The same year, he criticized Khomeini’s edict condemning writer Salman Rushdie to death over his novel “The Satanic Verses,” saying, “No renegade has ever before dealt such a devastating blow to Islam as Khomeini did and continues to do.” He called the edict “shameful.”

This year, two other Iran dissident figures were assassinated in France.

Abdul Rahman Boroumand, 63, an aide to Bakhtiar, was stabbed to death in April outside his home about an hour after meeting with Bakhtiar, who latyer blamed Tehran for the assassination. Cyrus Elahi, a royalist, was assassinated in the city last October.

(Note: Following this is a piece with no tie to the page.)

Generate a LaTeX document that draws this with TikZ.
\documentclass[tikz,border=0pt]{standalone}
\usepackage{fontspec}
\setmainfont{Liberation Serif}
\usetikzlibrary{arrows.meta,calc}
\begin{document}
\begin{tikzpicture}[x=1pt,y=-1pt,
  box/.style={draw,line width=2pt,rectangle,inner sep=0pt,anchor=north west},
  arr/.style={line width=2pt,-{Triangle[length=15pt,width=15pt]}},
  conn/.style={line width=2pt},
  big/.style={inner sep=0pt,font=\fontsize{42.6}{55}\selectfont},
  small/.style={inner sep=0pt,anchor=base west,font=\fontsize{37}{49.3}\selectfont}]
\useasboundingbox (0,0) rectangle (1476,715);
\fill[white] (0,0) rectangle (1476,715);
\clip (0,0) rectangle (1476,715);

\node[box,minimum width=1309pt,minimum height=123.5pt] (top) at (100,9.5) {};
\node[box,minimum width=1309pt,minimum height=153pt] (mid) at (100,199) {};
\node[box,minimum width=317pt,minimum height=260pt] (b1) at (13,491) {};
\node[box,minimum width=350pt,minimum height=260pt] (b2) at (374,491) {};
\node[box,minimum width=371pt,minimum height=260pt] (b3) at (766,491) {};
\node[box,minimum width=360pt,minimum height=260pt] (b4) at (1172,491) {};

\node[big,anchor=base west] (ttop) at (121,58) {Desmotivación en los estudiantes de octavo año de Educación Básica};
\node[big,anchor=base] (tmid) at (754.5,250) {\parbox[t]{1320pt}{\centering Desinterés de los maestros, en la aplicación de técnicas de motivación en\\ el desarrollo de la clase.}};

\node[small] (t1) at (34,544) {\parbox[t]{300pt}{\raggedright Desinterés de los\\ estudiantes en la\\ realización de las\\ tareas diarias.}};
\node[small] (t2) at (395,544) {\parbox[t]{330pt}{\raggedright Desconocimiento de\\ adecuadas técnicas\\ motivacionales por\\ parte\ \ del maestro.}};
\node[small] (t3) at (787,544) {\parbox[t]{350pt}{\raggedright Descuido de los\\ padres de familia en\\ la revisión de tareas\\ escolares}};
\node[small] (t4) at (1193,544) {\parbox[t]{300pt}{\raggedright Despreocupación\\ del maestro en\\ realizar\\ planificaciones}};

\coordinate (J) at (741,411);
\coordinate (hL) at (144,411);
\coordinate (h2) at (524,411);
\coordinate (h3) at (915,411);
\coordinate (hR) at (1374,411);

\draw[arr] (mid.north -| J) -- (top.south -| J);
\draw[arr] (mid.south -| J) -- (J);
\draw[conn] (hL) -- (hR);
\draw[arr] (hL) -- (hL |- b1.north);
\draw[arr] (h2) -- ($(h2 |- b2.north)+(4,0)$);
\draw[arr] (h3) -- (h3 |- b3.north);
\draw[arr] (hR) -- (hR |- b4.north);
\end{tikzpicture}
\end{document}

Other prominent Iranian dissidents were killed in other parts of Europe in 1989-90. They include Abdul Rahman Qassemlou, 59, secretary general of the Democratic Party of Kurdistan; Kazem Rajavi, 56, brother of Massoud Rajavi, leader of the People’s Moujahedeen group, and Bahman Javadi, 33, a leader of an exiled Communist group living in Sweden.

BACKGROUND

Shahpour Bakhtiar had been a marked man for more than 12 years. In May, 1979, Iranaian religious judge Sadegh Khalkhali declared that he had “sentenced to death” Bakhtiar and 11 other top officials of the Shah of Iran, adding that he had sent hit squads abroad to hunt them down. Within a year, Bakhtiar survived an attempt on his life in Paris. Significantly, Tehran threw its full diplomatic weight behind Anis Naccache, the Lebanese gunman who killed a policeman and a bystander in the attempt on Bakhtiar, winning his release from a life sentence after serving only 10 years in a French prison.